Postscript: Organizing in the restaurant industry
By Stephanie Luce
The restaurant industry in the U.S. has historically had low rates of unionization, but there are exceptions. The Hotel Employees and Restaurant Employees union represented waitresses in cities around the country for many decades, but due to union-busting, the spread of national restaurant chains and internal differences over strategy, restaurant union density fell drastically in the 1970s and ‘80s. Still, some restaurants remain unionized today, including high-end establishments like the Rainbow Room, which is represented by the Hotel Trades Council in New York City. In 2016 workers at Ellen’s Stardust Diner in New York City organized with the Industrial Workers of the World, and workers helped each other survive the pandemic. And while not a restaurant, the recent union victories at Starbucks suggests that food service industry workers can still successfully unionize, even at a large corporation.
Workers have also built workers centers to support restaurant industry employees. One of the first workers centers, Chinese Staff and Workers Association, was formed in 1979 by restaurant workers in New York City. They have fought for unpaid back wages, fought gentrification in Chinatown, and helped workers at the Silver Palace restaurant form an independent union.
The Restaurant Opportunities Center (ROC) was founded after 9/11 to help those workers impacted by the tragedy. The organization is now national and has lobbied for a range of legislation that would improve conditions for workers. They have conducted research showing pervasive sexual harassment in the industry and subsequently worked with legislators to introduce legislation penalizing harassment. They have also been at the forefront of working to eliminate the tipped wage system, which grew out of racist origins and has discriminatory impacts even today.

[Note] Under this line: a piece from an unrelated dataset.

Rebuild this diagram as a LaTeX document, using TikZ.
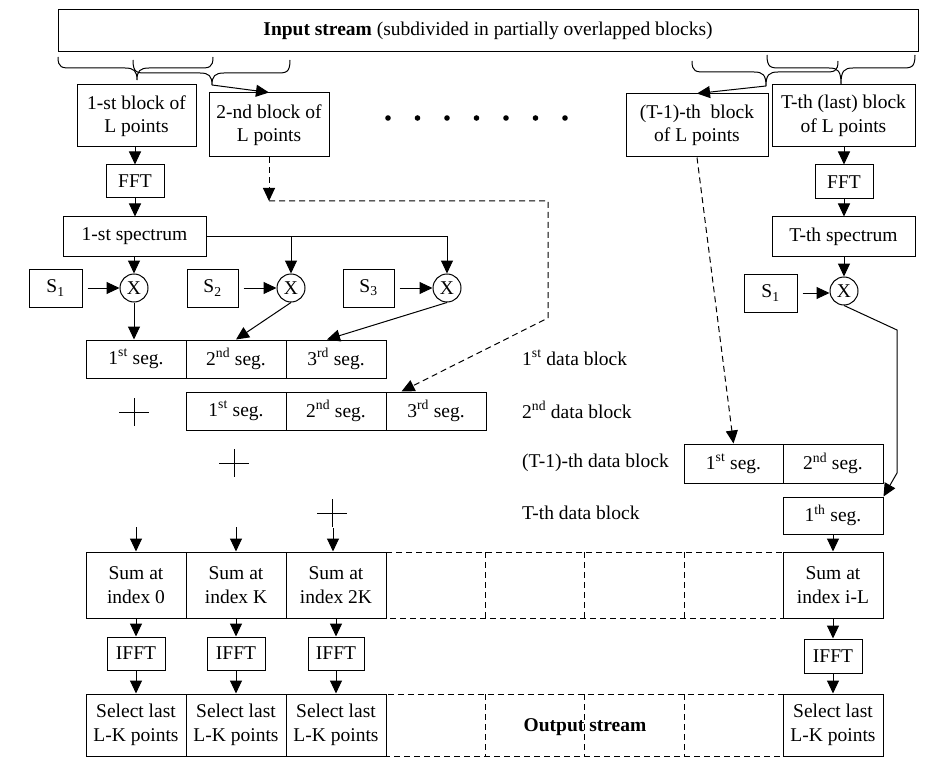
\documentclass[tikz,border=0pt]{standalone}
\usepackage{fontspec}
\setmainfont{Liberation Serif}
\usetikzlibrary{arrows.meta,calc}
% #1 left x, #2 tip x, #3 right x, #4 top y, #5 middle y, #6 tip y, #7 name
\newcommand{\brc}[7]{%
  \draw[ln] (#1,#4) .. controls (#1,#5) and (#1+4,#5) .. ({#1+14},#5) -- ({#2-12},#5)
    .. controls (#2-3,#5) and (#2,#5+3) .. (#2,#6)
    .. controls (#2,#5+3) and (#2+3,#5) .. ({#2+12},#5) -- ({#3-14},#5)
    .. controls (#3-4,#5) and (#3,#5) .. (#3,#4);
  \coordinate (#7) at (#2,#6);}
\begin{document}
\begin{tikzpicture}[x=1pt,y=-1pt,
  every node/.style={font=\fontsize{19.5}{23.5}\selectfont},
  box/.style={draw,line width=1pt,inner sep=0pt,align=center},
  mult/.style={draw,circle,line width=1pt,minimum size=28pt,inner sep=0pt},
  ln/.style={line width=1pt},
  arr/.style={line width=1pt,-{Triangle[length=13pt,width=12pt]}},
  dsh/.style={dash pattern=on 6pt off 4pt},
  lbl/.style={anchor=west,inner sep=0pt}]
\useasboundingbox (0,0) rectangle (945,778);

% input stream
\node[box,minimum width=860pt,minimum height=42pt] (inp) at (488,31) {\textbf{Input stream} (subdivided in partially overlapped blocks)};

% braces
\brc{58}{137}{213}{57}{68}{80}{t1}
\brc{133}{212}{290}{60}{73}{85}{t2}
\brc{692}{766}{838}{61}{72}{86}{t3}
\brc{767}{841}{915}{55}{68}{84}{t4}

% blocks
\node[box,minimum width=119pt,minimum height=62pt] (b1) at (136.5,116) {1-st block of\\L points};
\node[box,minimum width=120pt,minimum height=64pt] (b2) at (269,125) {2-nd block of\\L points};
\node[box,minimum width=142pt,minimum height=63pt] (bT1) at (697,125.5) {(T-1)-th\ \ block\\of L points};
\node[box,minimum width=143pt,minimum height=62pt] (bT) at (843.5,116) {T-th (last) block\\of L points};
\draw[arr] (t2) -- (b2.north);
\draw[arr] (t3) -- (bT1.north);

% dots
\foreach \i in {0,...,6} \fill ({388+29.5*\i},118) circle (2.8);

% left chain
\node[box,minimum width=58pt,minimum height=33pt] (fft1) at (135,181.5) {FFT};
\node[box,minimum width=143pt,minimum height=39pt] (spec1) at (134.5,236.5) {1-st spectrum};
\node[mult] (x1) at (134,288) {X};
\node[mult] (x2) at (291,288) {X};
\node[mult] (x3) at (447,288) {X};
\node[box,minimum width=53pt,minimum height=38pt] (s1) at (55.5,288) {S\textsubscript{1}};
\node[box,minimum width=51pt,minimum height=38pt] (s2) at (212.5,288) {S\textsubscript{2}};
\node[box,minimum width=51pt,minimum height=38pt] (s3) at (368.5,288) {S\textsubscript{3}};
\draw[arr] (b1.south -| fft1) -- (fft1);
\draw[arr] (fft1) -- (fft1 |- spec1.north);
\draw[arr] (spec1.south -| x1) -- (x1);
\draw[ln] (spec1.east) -- (spec1.east -| x3) coordinate (sc3);
\draw[arr] (sc3) -- (x3);
\draw[arr] (spec1.east -| x2) -- (x2);
\draw[arr,shorten <=5pt] (s1) -- (x1);
\draw[arr,shorten <=5pt] (s2) -- (x2);
\draw[arr,shorten <=5pt] (s3) -- (x3);

% data block rows
\node[box,minimum width=100pt,minimum height=38pt] (r1a) at (136,359) {1\textsuperscript{st} seg.};
\node[box,minimum width=100pt,minimum height=38pt] (r1b) at (236,359) {2\textsuperscript{nd} seg.};
\node[box,minimum width=100pt,minimum height=38pt] (r1c) at (336,359) {3\textsuperscript{rd} seg.};
\node[box,minimum width=100pt,minimum height=38pt] (r2a) at (236,411) {1\textsuperscript{st} seg.};
\node[box,minimum width=100pt,minimum height=38pt] (r2b) at (336,411) {2\textsuperscript{nd} seg.};
\node[box,minimum width=100pt,minimum height=38pt] (r2c) at (436,411) {3\textsuperscript{rd} seg.};
\draw[arr] (x1) -- (x1 |- r1a.north);
\draw[arr] (x2.south) -- (r1b.north);
\draw[arr] (x3.south) -- ($(r1c.north)+(-9,0)$);

% plus signs
\foreach \px/\py in {134/412,234/463,332/513}
  \draw[ln] (\px-15,\py) -- (\px+15,\py) (\px,\py-14) -- (\px,\py+14);

% dashed route of 2nd block
\coordinate (c1) at (269,201);
\draw[arr,dsh] (b2.south) -- (c1);
\draw[arr,dsh] (c1) -- (548,201) -- (548,318) -- ($(r2c.north west)+(16,0)$);

% labels
\node[lbl] (l1) at (522,358) {1\textsuperscript{st} data block};
\node[lbl] (l2) at (522,410) {2\textsuperscript{nd} data block};
\node[lbl] (l3) at (522,463) {(T-1)-th data block};
\node[lbl] (l4) at (522,513) {T-th data block};

% right chain
\node[box,minimum width=58pt,minimum height=34pt] (fftT) at (844,182) {FFT};
\node[box,minimum width=143pt,minimum height=39pt] (specT) at (843.5,236.5) {T-th spectrum};
\node[mult] (xT) at (844,291) {X};
\node[box,minimum width=53pt,minimum height=38pt] (sT) at (770.5,293) {S\textsubscript{1}};
\draw[arr] (bT.south -| fftT) -- (fftT);
\draw[arr] (fftT) -- (fftT |- specT.north);
\draw[arr] (specT.south -| xT) -- (xT);
\draw[arr,shorten <=5pt] (sT.east) -- (sT.east -| xT.west);

\node[box,minimum width=99pt,minimum height=39pt] (ta) at (733.5,463.5) {1\textsuperscript{st} seg.};
\node[box,minimum width=100pt,minimum height=39pt] (tb) at (833,463.5) {2\textsuperscript{nd} seg.};
\node[box,minimum width=100pt,minimum height=37pt] (tc) at (833,515.5) {1\textsuperscript{th} seg.};
\draw[arr,dsh] (bT1.south) -- (ta.north);
\coordinate (k1) at (897,330);
\coordinate (k2) at (897,473);
\draw[arr] (xT.south) -- (k1) -- (k2) -- (tc.north east);

% sum row
\draw[ln,dsh] (386,552) rectangle (783,618);
\foreach \vx in {485,584,684} \draw[ln,dsh] (\vx,552) -- (\vx,618);
\draw[ln,dsh] (386,694) rectangle (783,756);
\foreach \vx in {485,584,684} \draw[ln,dsh] (\vx,694) -- (\vx,756);

\node[box,minimum width=100pt,minimum height=66pt] (m1) at (136,585) {Sum at\\index 0};
\node[box,minimum width=100pt,minimum height=66pt] (m2) at (236,585) {Sum at\\index K};
\node[box,minimum width=100pt,minimum height=66pt] (m3) at (336,585) {Sum at\\index 2K};
\node[box,minimum width=100pt,minimum height=66pt] (m4) at (833,585) {Sum at\\index i-L};
\coordinate (a1) at (136,527);
\coordinate (a2) at (236,527);
\coordinate (a3) at (333,528);
\draw[arr] (a1) -- (m1.north);
\draw[arr] (a2) -- (m2.north);
\draw[arr] (a3) -- (a3 |- m3.north);
\draw[arr] (tc.south) -- (m4.north);

\node[box,minimum width=58pt,minimum height=33pt] (i1) at (136,653.5) {IFFT};
\node[box,minimum width=58pt,minimum height=33pt] (i2) at (236,653.5) {IFFT};
\node[box,minimum width=56pt,minimum height=33pt] (i3) at (336,653.5) {IFFT};
\node[box,minimum width=58pt,minimum height=34pt] (i4) at (833,656) {IFFT};

\node[box,minimum width=100pt,minimum height=62pt] (o1) at (136,725) {Select last\\L-K points};
\node[box,minimum width=100pt,minimum height=62pt] (o2) at (236,725) {Select last\\L-K points};
\node[box,minimum width=100pt,minimum height=62pt] (o3) at (336,725) {Select last\\L-K points};
\node[box,minimum width=100pt,minimum height=62pt] (o4) at (833,725) {Select last\\L-K points};
\node (os) at (585,727) {\textbf{Output stream}};

\foreach \n in {1,2,3,4} {
  \draw[arr] (m\n.south) -- (i\n.north);
  \draw[arr] (i\n.south) -- (o\n.north);
}
\end{tikzpicture}
\end{document}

ROC has worked with some restaurant owners to improve working conditions. For example, Danny Meyer, one of the country’s best-known restaurateurs at the helm of Union Square Hospitality Group, attempted to eliminate tipping back in 2015. But as Samantha Ferraro notes, many seasoned servers would never agree to work for the no-tip models, preferring a lower base pay which is padded by tips accounting for an additional $60+ per hour. And in either model, restaurant workers depend on customers to make a living. This became a serious problem during the pandemic when the number of customers dropped dramatically. Danny Meyer suspended the no-tip practice in his restaurants in July 2020, reasoning, “We don’t know how often people will be eating out, we don’t know what they are willing to pay…We do know that guests want to tip generously right now.”
Even before the pandemic the restaurant industry was vulnerable to booms and busts, completely dependent on customer spending. One way to smooth out the risks for workers (and small restaurant owners) would be a universal basic income (UBI). Several countries and cities have tried out versions of the UBI, including a recent modified effort in Stockton, California. Most research finds the UBI has positive impacts on workers’ well-being, including reducing income instability and poverty, as well as decreasing anxiety and depression.
The Democratic Socialists of America (DSA) has a national Restaurant Organizing Project that has helped support unemployed restaurant workers throughout the pandemic. The aim is to organize workers in the industry to reshape it in the long run.